By being embedded within the business the research has shown that the trainers can be:
- Nimble – able to react quickly to activity that is occurring and develop remedial programs immediately
- Flexible – delivering training to smaller groups of people
- Tailored – identifying training styles and processes that work better for the participants
- Relevant – training product, systems or processes that have immediate impact and are regularly updated due to changes in the system or processes
- Connected – are a part of the team and feel responsibility for the output, result or productivity
Research has shown a direct link between increased productivity and output (eg sales) based upon relevant, ongoing and timely training that incorporates product and process training combined with ongoing coaching. Further research has also linked ongoing productivity and performance increases when specialist trainers are embedded within the business unit as opposed to a centralised approach.
Training is a planned activity conducted over the short term to impart specific job-related knowledge, skills and experience. The key for on-the-job training is being responsive, flexible and nimble combined with recent knowledge and performance linked KPIs. This is why training is best suited to be within the business unit.
In order for organisations to gain any real benefit from their training and development programs it must be linked to the organisation’s strategic objectives. At this strategic level HRD is the development of human potential to assist organisations and individuals to achieve their objectives.
HRD includes the following elements:
- Development of a brand of leadership and culture that is driven through HRD programs
- Devising programs that develop the skills, abilities and attitudes for future job roles
- Helping to prepare for change
- Building a stronger future for the organisation and building capacity for future growth
HRD is about delivering programs to the right staff members at the right time in order to develop future capability and skills for the future. In essence SHRD is about leadership, culture and constructing the norms around how-we-do-things-around-here. SHRD is about development that focuses on individual (and hence organisational) learning rather than training and education. It’s learning that goes beyond today’s job.
Research has shown that the SHRD trainers need to be close to the Strategic HR Manager as this is the role that defines the HR strategy and training brand of the organisation. In order to move the firm to a higher level these two elements must be closely aligned. Therefore the role of Organisational Development (as a part of the SHRD strategy) should be located within HR according to best practice.
De Cieri (2003) developed a model that demonstrates that training and development have different attributes and therefore different needs: This is seen in the side panel.
While the research recommends that the SHRD trainer takes an organisational and development position it is important that all trainers within the organisation interact and how contact with this area. As the SHRD area develops the training brand for the organisation and is concerned about developing people the SHRD manager will ensure that the training brand and style is consistent. The role also ensures that the trainers across the organisation have the appropriate skills and qualifications to complete their role.
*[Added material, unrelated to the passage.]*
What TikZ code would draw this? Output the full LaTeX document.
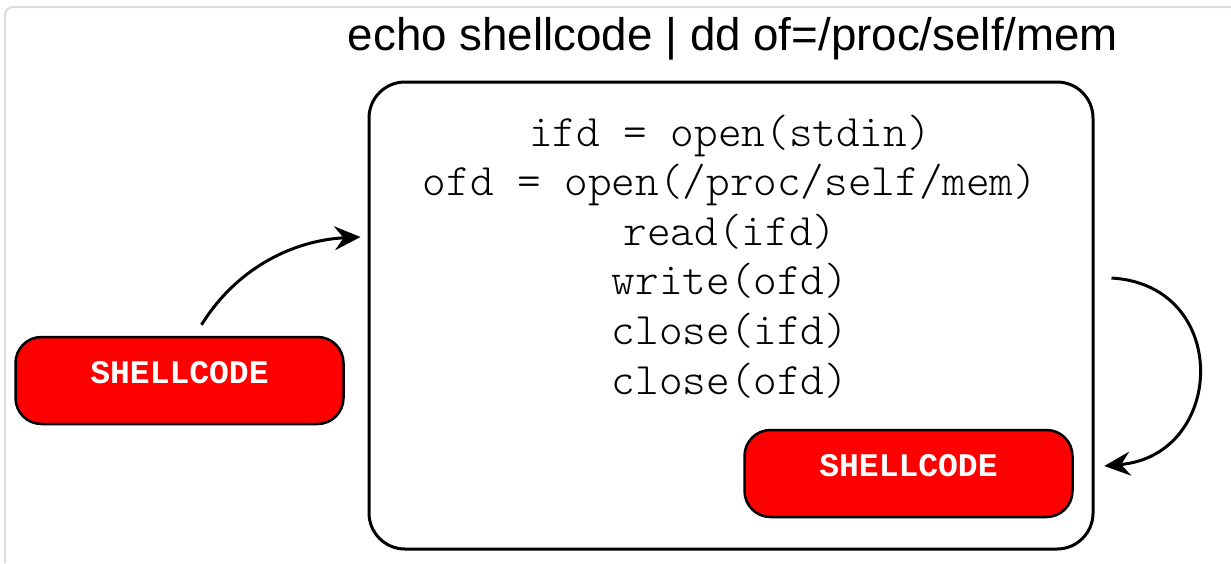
\documentclass[tikz,border=0pt]{standalone}
\usepackage{fontspec}
\setsansfont{Liberation Sans}
\newfontfamily\codefont{lmmonolt10-regular.otf}
\newfontfamily\payloadfont{Liberation Mono}
\usetikzlibrary{arrows.meta, positioning, calc}
\definecolor{payloadred}{HTML}{FF0000}
\definecolor{panelgray}{HTML}{DDDDDD}
\tikzset{
  procbox/.style={
    rectangle, rounded corners=36pt, draw=black, line width=3pt,
    minimum width=724pt, minimum height=467pt
  },
  payload/.style={
    rectangle, rounded corners=26pt, draw=black, line width=2.5pt,
    fill=payloadred, minimum width=328pt, minimum height=87pt,
    text=white, text depth=16pt,
    font=\fontsize{33}{33}\selectfont\payloadfont\bfseries
  },
  codeline/.style={
    anchor=base, font=\fontsize{45}{45}\selectfont\codefont
  },
  flow/.style={
    -{Stealth[length=26pt, width=24pt, inset=9pt]}, line width=3pt
  }
}

\begin{document}
\begin{tikzpicture}[x=1pt, y=-1pt]
  \useasboundingbox (0,0) rectangle (1231,563);

  % panel edge
  \draw[panelgray, line width=2pt, rounded corners=8pt] (5,563) -- (5,7) -- (1231,7);

  % Command line
  \node[font=\sffamily\fontsize{45.7}{46}\selectfont, anchor=base] (cmd) at (733,50)
    {echo shellcode | dd of=/proc/self/mem};

  % Process and its steps
  \node[procbox] (mem) at (731,315.5) {};
  \foreach \txt [count=\i] in {ifd = open(stdin), ofd = open(/proc/self/mem),
      read(ifd), write(ofd), close(ifd), close(ofd)}
    \node[codeline] (op\i) at (730,{146+49.6*(\i-1)}) {\txt};

  % Payloads
  \node[payload] (sc1) at (179.5,380.5) {SHELLCODE};
  \node[payload] (sc2) at (908.5,473.5) {SHELLCODE};

  % Flow
  \draw[flow] ([xshift=22pt, yshift=11pt]sc1.north)
    .. controls +(38,-61) and +(-62,3) .. ([xshift=-7pt, yshift=78.5pt]mem.west);
  \draw[flow] ([xshift=17pt, yshift=37.5pt]mem.east)
    .. controls +(120,7) and +(122,-11) .. ([xshift=30.5pt, yshift=7.5pt]sc2.east);

\end{tikzpicture}
\end{document}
This usually forms a dotted line approach within the organisational structure.
The research clearly shows that there is a link between performance improvement if trainers are embedded within departments. There is an additional lift if performance KPIs are linked to the outcomes.
Further gains are realised if there is a strategic HR development plan and manager responsible within the SHRM department for developing people within the organisation and defining the training brand for the firm. These are two distinct training roles within the organisation both providing value in different ways. So while they are intrinsically linked they both have different performance outcomes and are therefore best to be separated within the management structure.